If we break this story further down,
- there is restaurant on a particular street/building -> Unique Address, called 'IP Address' which is in digits. As it is difficult to remember we use domain names that later gets translated. We use web address in browsers.
- you reach the restaurant via road -> your Internet connection
- restaurant has many rooms and floors -> built with HTML
- restaurant has beautiful carpets/wall paints/decorations -> built with CSS
- there is a table to sit and eat in one room -> webpage with some user actions/entry
- there are restrooms in another room -> another webpage
- lights are running when a switch is enabled, water runs when tap is opened -> JS can make this runnnig
- you are able to communicate to server and request food by saying GET that food-> send Request to Server via JS through HTTP using GET method. Beware that Server could also say OK (food if available) or BAD Request (Sorry Food Not available).
- the food is being prepared -> Server Computer is reading the data
- server is able to get food back to you -> get Response from Server via HTTP (can be multiple responses) and JS parses the data.
- you eat -> data from Server is being read/viewed
- you leave the place -> close the website.
Browsers communicate with Servers using HTTP and they understand HTML, CSS, JS
Using HTTP, you can Create, Read, Update, Delete Operations on the Server.
Just like 'GET', other HTTP Methods are
- GET (Read)
Requests using GET should only retrieve data and should have no other effect.
Ex: Returns Item Inventory list, Find Purchase order by ID
The HEAD method asks for a response identical to that of a GET request, but without the response body. This is useful for retrieving meta-information written in response headers, without having to transport the entire content.
same as GET, except it does not have response body.
- POST (Create)
POST requests are used to send data to the Server. Data is stored in the request body of HTTP request
The POST method requests that the server accept the entity enclosed in the request as a new subordinate of the web resource identified by the URI. The data POSTed might be, for example, an annotation for existing resources; a block of data that is the result of submitting a web form to a data-handling process; or an item to add to a database.

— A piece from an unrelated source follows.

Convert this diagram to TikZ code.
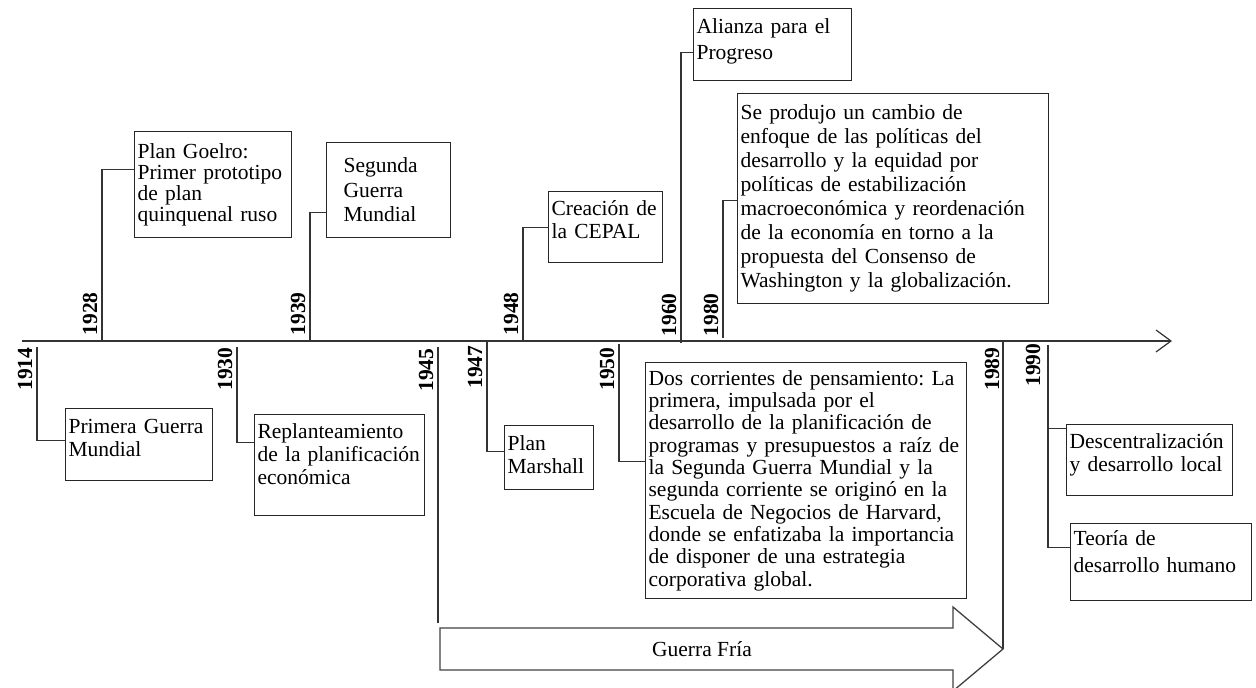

Ex: Place an Order for an Item
- PUT (Update/Replace)
The PUT method requests that the enclosed entity be stored under the supplied URI. If the URI does not point to an existing resource, then the server can create the resource with that URI.
- DELETE (Delete)
The DELETE method deletes the specified resource.
Ex: Delete purchase order by ID
The TRACE method echoes the received request so that a client can see what changes or additions have been made by intermediate servers.
The OPTIONS method returns the HTTP methods that the server supports for the specified URL. This can be used to check the functionality of a web server by requesting '*' instead of a specific resource.
The CONNECT method converts the request connection to a transparent TCP/IP tunnel, usually to facilitate SSL-encrypted communication (HTTPS) through an unencrypted HTTP proxy.
- PATCH (Update/Modify)
The PATCH method applies partial modifications to a resource.
Just like Server saying 'OK', HTTP response codes are
1xx (Informational): Request received, continuing process.
2xx (Successful): The action was successfully received, understood, and accepted.
3xx (Redirection): Further action needs to be taken in order to complete the request.
4xx (Client Error): The request contains bad syntax or cannot be fulfilled.
5xx (Server Error): The server failed to fulfil an apparently valid request.